Recommendation: US-Iranian direct diplomatic engagement is gaining significant traction, so too is engagement between Western Europe and Iran. (Indeed, Iran already claims to be holding talks with an unnamed European country for gas supplies.) Over the weekend, an influential Iranian official (head of the parliamentary national security and foreign policy commission) actually suggested that the next round of Iranian nuclear talks be held in Tehran. The significance of this is it allows for the first visit by top US diplomats to Tehran since 1980—and it provides an easy way for “direct” talks between Washington and Tehran without making it look like Obama is weak on Iran.
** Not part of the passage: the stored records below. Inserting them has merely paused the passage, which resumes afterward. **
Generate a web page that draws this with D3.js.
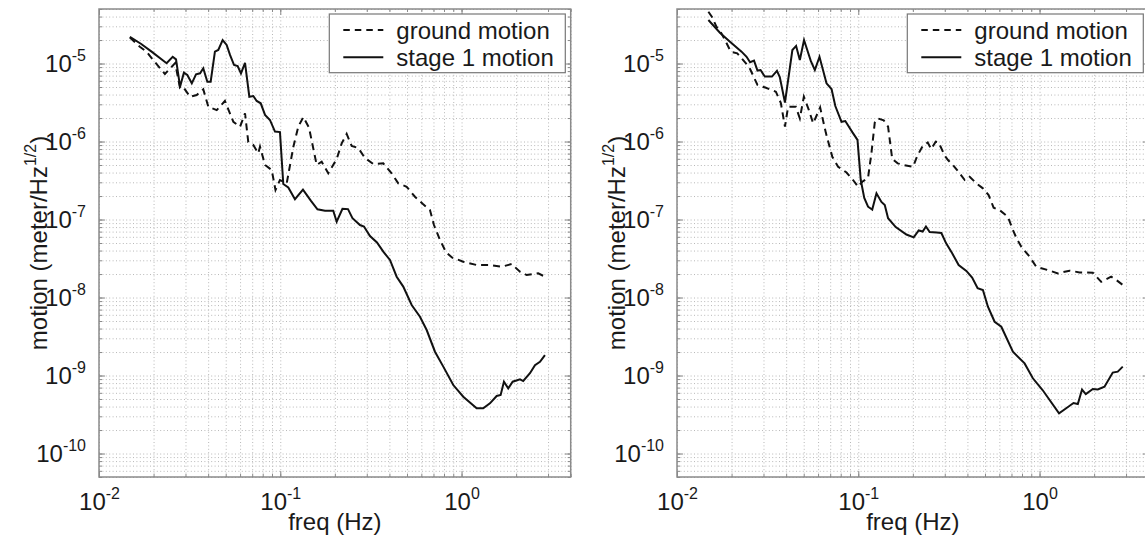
<!DOCTYPE html>
<html><head><meta charset="utf-8">
<script src="https://cdn.jsdelivr.net/npm/d3@7"></script>
<style>
body{margin:0;background:#fff;}
svg{display:block;font-family:"Liberation Sans",Arial,Helvetica,sans-serif;}
</style></head><body>
<svg id="chart" width="1145" height="538"></svg>
<script>
// ---------- data ----------
const legendLabels = ["ground motion", "stage 1 motion"];
const xMajorTicks = [0.01, 0.1, 1];
const xTickExponents = ["-2", "-1", "0"];
const yMajorTicks = [1e-5, 1e-6, 1e-7, 1e-8, 1e-9, 1e-10];
const yTickExponents = ["-5", "-6", "-7", "-8", "-9", "-10"];
const xLabel = "freq (Hz)";
const yLabelParts = ["motion (meter/Hz", "1/2", ")"];

// left panel: stage 1 motion
const leftStageFreq = [0.0148,0.0171,0.0195,0.0236,0.0255,0.0266,0.0280,0.0294,0.0307,0.0325,0.0343,0.0361,0.0376,0.0396,0.0413,0.0436,0.0455,0.0481,0.0506,0.0528,0.0556,0.0582,0.0607,0.0639,0.0675,0.0710,0.0741,0.0780,0.0824,0.0877,0.0935,0.0996,0.1039,0.1107,0.1205,0.1334,0.1477,0.1604,0.1765,0.1960,0.2047,0.2203,0.2363,0.2502,0.2752,0.2895,0.3125,0.3415,0.3700,0.4028,0.4386,0.4768,0.5307,0.5897,0.6421,0.7135,0.7929,0.9001,1.022,1.211,1.317,1.434,1.562,1.643,1.713,1.809,1.914,2.100,2.189,2.384,2.541,2.707,2.884];
const leftStageVal = [2.19e-5,1.78e-5,1.42e-5,1.01e-5,1.22e-5,1.13e-5,5.04e-6,7.62e-6,7.12e-6,5.57e-6,7.27e-6,7.49e-6,8.68e-6,5.84e-6,5.84e-6,1.42e-5,1.49e-5,2.00e-5,1.73e-5,1.29e-5,9.57e-6,9.29e-6,7.49e-6,1.02e-5,3.75e-6,3.83e-6,3.31e-6,3.09e-6,2.19e-6,1.89e-6,1.34e-6,1.32e-6,2.85e-7,2.57e-7,1.82e-7,2.41e-7,1.73e-7,1.35e-7,1.30e-7,1.30e-7,9.37e-8,1.37e-7,1.36e-7,1.04e-7,8.50e-8,8.13e-8,6.14e-8,5.07e-8,3.87e-8,3.03e-8,1.85e-8,1.38e-8,8.01e-9,5.67e-9,3.83e-9,2.02e-9,1.30e-9,7.55e-10,5.35e-10,3.80e-10,3.80e-10,4.40e-10,5.46e-10,5.62e-10,8.33e-10,6.85e-10,8.33e-10,8.94e-10,8.50e-10,1.07e-9,1.36e-9,1.50e-9,1.83e-9];
// left panel: ground motion
const leftGroundFreq = [0.0148,0.0168,0.0183,0.0199,0.0231,0.0252,0.0263,0.0280,0.0292,0.0318,0.0346,0.0376,0.0401,0.0446,0.0495,0.0551,0.0600,0.0639,0.0666,0.0710,0.0756,0.0773,0.0824,0.0897,0.0941,0.0996,0.1085,0.1180,0.1257,0.1340,0.1440,0.1588,0.1692,0.1840,0.2047,0.2182,0.2324,0.2477,0.2693,0.2933,0.3258,0.3700,0.4115,0.4477,0.4980,0.5531,0.6124,0.6695,0.7045,0.7604,0.8204,0.8851,1.022,1.211,1.434,1.664,1.889,2.100,2.287,2.649,2.884];
const leftGroundVal = [2.15e-5,1.64e-5,1.42e-5,1.11e-5,7.34e-6,9.10e-6,1.01e-5,4.85e-6,4.95e-6,3.75e-6,3.95e-6,4.67e-6,2.79e-6,2.53e-6,3.31e-6,1.79e-6,1.55e-6,2.30e-6,9.85e-7,9.02e-7,7.06e-7,8.58e-7,5.00e-7,4.31e-7,2.39e-7,3.21e-7,2.91e-7,8.50e-7,1.55e-6,2.06e-6,1.51e-6,5.00e-7,5.51e-7,3.91e-7,5.97e-7,9.48e-7,1.25e-6,8.76e-7,8.25e-7,6.14e-7,5.15e-7,5.25e-7,3.91e-7,2.91e-7,2.63e-7,1.96e-7,1.58e-7,1.32e-7,8.50e-8,5.46e-8,3.83e-8,3.26e-8,2.88e-8,2.61e-8,2.61e-8,2.48e-8,2.69e-8,2.14e-8,1.94e-8,2.04e-8,1.85e-8];

// right panel: stage 1 motion
const rightStageFreq = [0.0149,0.0173,0.0196,0.0227,0.0242,0.0253,0.0266,0.0278,0.0289,0.0305,0.0334,0.0356,0.0369,0.0394,0.0433,0.0454,0.0476,0.0502,0.0547,0.0576,0.0611,0.0668,0.0712,0.0747,0.0808,0.0848,0.0927,0.0990,0.1032,0.1079,0.1132,0.1194,0.1260,0.1342,0.1400,0.1460,0.1609,0.1843,0.2022,0.2154,0.2266,0.2362,0.2477,0.2707,0.2873,0.3053,0.3296,0.3578,0.3946,0.4247,0.4553,0.4870,0.5190,0.5651,0.6152,0.7128,0.8268,0.9186,1.039,1.281,1.403,1.539,1.626,1.715,1.799,1.967,2.096,2.281,2.534,2.700,2.877];
const rightStageVal = [3.61e-5,2.46e-5,1.90e-5,1.42e-5,1.22e-5,1.04e-5,1.09e-5,8.13e-6,8.25e-6,6.81e-6,6.81e-6,8.08e-6,6.71e-6,3.16e-6,1.49e-5,1.68e-5,1.11e-5,2.00e-5,1.08e-5,8.25e-6,1.22e-5,5.57e-6,4.71e-6,2.85e-6,1.79e-6,1.83e-6,1.32e-6,1.05e-6,3.21e-7,1.89e-7,1.46e-7,1.34e-7,2.17e-7,1.68e-7,1.53e-7,1.04e-7,8.01e-8,6.42e-8,5.91e-8,7.23e-8,7.02e-8,8.13e-8,6.91e-8,6.81e-8,6.71e-8,4.95e-8,3.69e-8,2.61e-8,2.19e-8,1.80e-8,1.32e-8,1.25e-8,7.62e-9,4.89e-9,4.22e-9,2.02e-9,1.43e-9,9.21e-10,6.52e-10,3.28e-10,3.80e-10,4.44e-10,4.31e-10,6.61e-10,5.79e-10,6.71e-10,6.61e-10,7.18e-10,1.09e-9,1.12e-9,1.30e-9];
// right panel: ground motion
const rightGroundFreq = [0.0149,0.0156,0.0165,0.0173,0.0184,0.0198,0.0215,0.0242,0.0253,0.0278,0.0307,0.0351,0.0374,0.0394,0.0410,0.0452,0.0476,0.0501,0.0534,0.0564,0.0616,0.0662,0.0719,0.0774,0.0861,0.0936,0.0997,0.1052,0.1132,0.1182,0.1233,0.1281,0.1382,0.1460,0.1539,0.1650,0.1781,0.2005,0.2114,0.2266,0.2415,0.2525,0.2673,0.2776,0.2997,0.3125,0.3330,0.3625,0.3864,0.4115,0.4479,0.4870,0.5236,0.5580,0.6098,0.6688,0.7128,0.7468,0.7929,0.8810,0.9590,1.111,1.261,1.463,1.662,1.967,2.188,2.483,2.647,2.877];
const rightGroundVal = [4.61e-5,3.95e-5,2.96e-5,2.61e-5,2.00e-5,1.42e-5,1.35e-5,9.85e-6,8.50e-6,5.30e-6,4.92e-6,4.35e-6,3.12e-6,1.55e-6,2.79e-6,2.79e-6,1.98e-6,3.75e-6,2.53e-6,1.71e-6,2.73e-6,1.30e-6,6.38e-7,4.75e-7,4.01e-7,3.21e-7,2.63e-7,3.05e-7,3.42e-7,7.12e-7,1.75e-6,1.98e-6,1.87e-6,1.55e-6,5.97e-7,5.25e-7,5.00e-7,4.75e-7,6.52e-7,8.76e-7,9.71e-7,8.01e-7,9.94e-7,9.71e-7,6.61e-7,5.79e-7,5.00e-7,3.91e-7,3.21e-7,3.54e-7,2.91e-7,2.51e-7,2.06e-7,1.42e-7,1.29e-7,1.08e-7,7.34e-8,5.74e-8,4.48e-8,3.34e-8,2.48e-8,2.25e-8,2.04e-8,2.21e-8,2.10e-8,2.08e-8,1.59e-8,1.85e-8,1.68e-8,1.45e-8];

// ---------- drawing ----------
const svg = d3.select("#chart");
const W = 471.7, H = 468, TOP = 9;
const xDomain = [0.01, 4], yDomain = [5e-11, 5e-5];

function zip(a, b) { return a.map((v, i) => [v, b[i]]); }

function panel(idx, left, sF, sV, gF, gV, yLabelX) {
  const g = svg.append("g").attr("transform", `translate(${left},${TOP})`);
  const x = d3.scaleLog().domain(xDomain).range([0, W]);
  const y = d3.scaleLog().domain(yDomain).range([H, 0]);

  const xMinor = [];
  for (const d of [0.01, 0.1, 1]) for (let m = 1; m <= 9; m++) {
    const v = +(d * m).toPrecision(3); if (v <= 4.0001) xMinor.push(v);
  }
  const yMinor = [];
  for (let e = -11; e <= -5; e++) for (let m = 1; m <= 9; m++) {
    const v = +(m * Math.pow(10, e)).toPrecision(3);
    if (v >= 5e-11 * 0.999 && v <= 5e-5 * 1.001) yMinor.push(v);
  }

  // dotted grid
  const gx = g.append("g").attr("transform", `translate(0,${H})`)
    .call(d3.axisBottom(x).tickValues(xMinor).tickSize(-H).tickFormat(""));
  const gy = g.append("g")
    .call(d3.axisLeft(y).tickValues(yMinor).tickSize(-W).tickFormat(""));
  [gx, gy].forEach(s => {
    s.select(".domain").remove();
    s.selectAll("line").attr("stroke", "#b8b8b8").attr("stroke-width", 1).attr("stroke-dasharray", "1,2.4");
  });

  // tick marks on all four sides (inward)
  [[d3.axisBottom, `translate(0,${H})`, x, xMinor, xMajorTicks],
   [d3.axisTop, `translate(0,0)`, x, xMinor, xMajorTicks],
   [d3.axisLeft, `translate(0,0)`, y, yMinor, yMajorTicks],
   [d3.axisRight, `translate(${W},0)`, y, yMinor, yMajorTicks]].forEach(([ax, tr, sc, minor, major]) => {
    const a1 = g.append("g").attr("transform", tr).call(ax(sc).tickValues(minor).tickSize(-3).tickFormat(""));
    const a2 = g.append("g").attr("transform", tr).call(ax(sc).tickValues(major).tickSize(-6).tickFormat(""));
    [a1, a2].forEach(s => { s.select(".domain").remove(); s.selectAll("line").attr("stroke", "#8a8a8a").attr("stroke-width", 1); });
  });

  // box
  g.append("rect").attr("x", 0).attr("y", 0).attr("width", W).attr("height", H)
    .attr("fill", "none").attr("stroke", "#8a8a8a").attr("stroke-width", 1.5);

  // tick labels
  const xl = g.append("g").attr("transform", `translate(0,${H})`)
    .call(d3.axisBottom(x).tickValues(xMajorTicks).tickSize(0).tickFormat(() => "10"));
  xl.select(".domain").remove();
  xl.attr("font-size", null).attr("font-family", null);
  xl.selectAll("text").attr("y", 33).attr("dy", null).attr("font-size", 24).attr("fill", "#1a1a1a")
    .each(function (d, i) {
      d3.select(this).append("tspan").attr("dy", -11).attr("font-size", 16).text(xTickExponents[i]);
    });

  const yl = g.append("g")
    .call(d3.axisLeft(y).tickValues(yMajorTicks).tickSize(0).tickFormat(() => "10"));
  yl.select(".domain").remove();
  yl.attr("font-size", null).attr("font-family", null);
  yl.selectAll("text").attr("x", -13).attr("y", 8).attr("dy", null).attr("font-size", 24).attr("fill", "#1a1a1a")
    .each(function (d, i) {
      d3.select(this).append("tspan").attr("dy", -11).attr("font-size", 16).text(yTickExponents[i]);
    });

  // axis labels
  g.append("text").attr("x", W / 2).attr("y", H + 53).attr("text-anchor", "middle")
    .attr("font-size", 24).attr("fill", "#1a1a1a").text(xLabel);
  const yt = g.append("text").attr("transform", `translate(${yLabelX - left},${H / 2}) rotate(-90)`)
    .attr("text-anchor", "middle").attr("font-size", 24).attr("fill", "#1a1a1a");
  yt.append("tspan").text(yLabelParts[0]);
  yt.append("tspan").attr("dy", -11).attr("font-size", 16).text(yLabelParts[1]);
  yt.append("tspan").attr("dy", 11).text(yLabelParts[2]);

  // curves
  const clipId = "clip" + idx;
  svg.append("clipPath").attr("id", clipId).append("rect").attr("width", W).attr("height", H);
  const line = d3.line().x(d => x(d[0])).y(d => y(d[1]));
  const cg = g.append("g").attr("clip-path", `url(#${clipId})`);
  cg.append("path").datum(zip(gF, gV)).attr("d", line).attr("fill", "none")
    .attr("stroke", "#111").attr("stroke-width", 2).attr("stroke-dasharray", "7,5");
  cg.append("path").datum(zip(sF, sV)).attr("d", line).attr("fill", "none")
    .attr("stroke", "#111").attr("stroke-width", 2);

  // legend
  const lw = 236, lh = 58.7;
  const lg = g.append("g").attr("transform", `translate(${W - 5.4 - lw},5)`);
  lg.append("rect").attr("width", lw).attr("height", lh).attr("fill", "#fff")
    .attr("stroke", "#777").attr("stroke-width", 1.2);
  const rows = [16, 43.3];
  const dashes = ["6.5,5", null];
  rows.forEach((ry, i) => {
    lg.append("line").attr("x1", 14).attr("x2", 54).attr("y1", ry).attr("y2", ry)
      .attr("stroke", "#111").attr("stroke-width", 2).attr("stroke-dasharray", dashes[i]);
    lg.append("text").attr("x", 67).attr("y", ry + 8.5).attr("font-size", 24).attr("fill", "#1a1a1a").text(legendLabels[i]);
  });
}

panel(0, 99, leftStageFreq, leftStageVal, leftGroundFreq, leftGroundVal, 47);
panel(1, 677, rightStageFreq, rightStageVal, rightGroundFreq, rightGroundVal, 625);
</script>
</body></html>
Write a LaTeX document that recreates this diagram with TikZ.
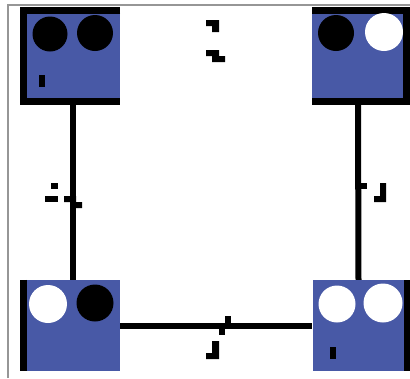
\documentclass[tikz,border=0pt]{standalone}
\definecolor{panelblue}{RGB}{72, 89, 166}
\definecolor{framegray}{RGB}{150, 150, 150}
\usepackage{tikz}
\usetikzlibrary{positioning}

\begin{document}
\begin{tikzpicture}[
        x=1pt, y=-1pt,
        panel/.style={rectangle, fill=panelblue, inner sep=0pt,
                      minimum width=#1, minimum height=90},
        rim/.style={draw=black, line width=7pt, line join=miter},
        wire/.style={draw=black, line width=6pt},
        dot/.style={circle, inner sep=0pt, minimum size=#1},
        tick/.style={fill=black}
      ]
        \useasboundingbox (0,0) rectangle (410,378);
        % frame
        \draw[framegray, line width=2pt] (8,378) -- (8,5) -- (410,5);
        % panels
        \node[panel=96.5] (tl) at (71.75,56) {};
        \node[panel=94.5] (tr) at (359.25,56) {};
        \node[panel=96.5, minimum height=91] (bl) at (71.75,325.5) {};
        \node[panel=94.5, minimum height=91] (br) at (359.75,325.5) {};
        \draw[rim] (tl.north east) -- (tl.north west) -- (tl.south west) -- (tl.south east);
        \draw[rim] (tr.north west) -- (tr.north east) -- (tr.south east) -- (tr.south west);
        \draw[rim] (bl.north west) -- (bl.south west);
        \draw[rim] (br.north east) -- (br.south east);
        % lamps
        \node[dot=35, fill=black] (tla) at (50,34) {};
        \node[dot=36, fill=black] (tlb) at (95,33) {};
        \node[dot=36, fill=black] (tra) at (336,33) {};
        \node[dot=38, fill=white] (trb) at (384,32) {};
        \node[dot=38, fill=white] (bla) at (48,304) {};
        \node[dot=37, fill=black] (blb) at (95,303) {};
        \node[dot=37, fill=white] (bra) at (337,304) {};
        \node[dot=39, fill=white] (brb) at (383,303) {};
        \fill (39,75) rectangle (45,87);
        \fill (330,347) rectangle (336,359);
        % links
        \draw[wire] ([xshift=1.25pt]tl.south) -- ([xshift=1.25pt]bl.north);
        \draw[wire] ([xshift=-1.25pt]tr.south) -- ([xshift=-1.25pt]br.north);
        \draw[wire] (bl.east) -- (br.west);
        % marks
        \fill[tick] (206,20) -- (219,20) -- (219,32) -- (212,32) -- (212,26) -- (206,26) -- cycle;
        \fill[tick] (206,50) -- (219,50) -- (219,56) -- (225,56) -- (225,62) -- (212,62) -- (212,56) -- (206,56) -- cycle;
        \fill[tick] (51,183) rectangle (58,189);
        \fill[tick] (45,196) rectangle (58,202);
        \fill[tick] (64,196) -- (76,196) -- (76,202) -- (82,202) -- (82,208) -- (70,208) -- (70,202) -- (64,202) -- cycle;
        \fill[tick] (361,183) rectangle (367,189);
        \fill[tick] (380,183) -- (386,183) -- (386,202) -- (374,202) -- (374,196) -- (380,196) -- cycle;
        \fill[tick] (225,316) rectangle (231,323);
        \fill[tick] (219,329) rectangle (225,335);
        \fill[tick] (212,341) -- (219,341) -- (219,359) -- (206,359) -- (206,353) -- (212,353) -- cycle;
      \end{tikzpicture}
\end{document}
A day after this suggestion was made Tehran said that President Rouhani had agreed to meet British Foreign Secretary William Hague on the sidelines of the UN General Assembly meeting in New York later this month, should Hague accept the offer. The disastrous rebel offensive launched from Jordan, aside, this is no longer Washington fumbling—bringing Iran into the diplomatic fray could be a brilliant play that forces Iran and Russia to face off (because they are not always the best of allies) and is the best chance of a solution for the conflict in Syria. Because at the end of the day, a US strike on Syria would not have decimated Assad, and even if it had, it wouldn’t have been devastating for Iran.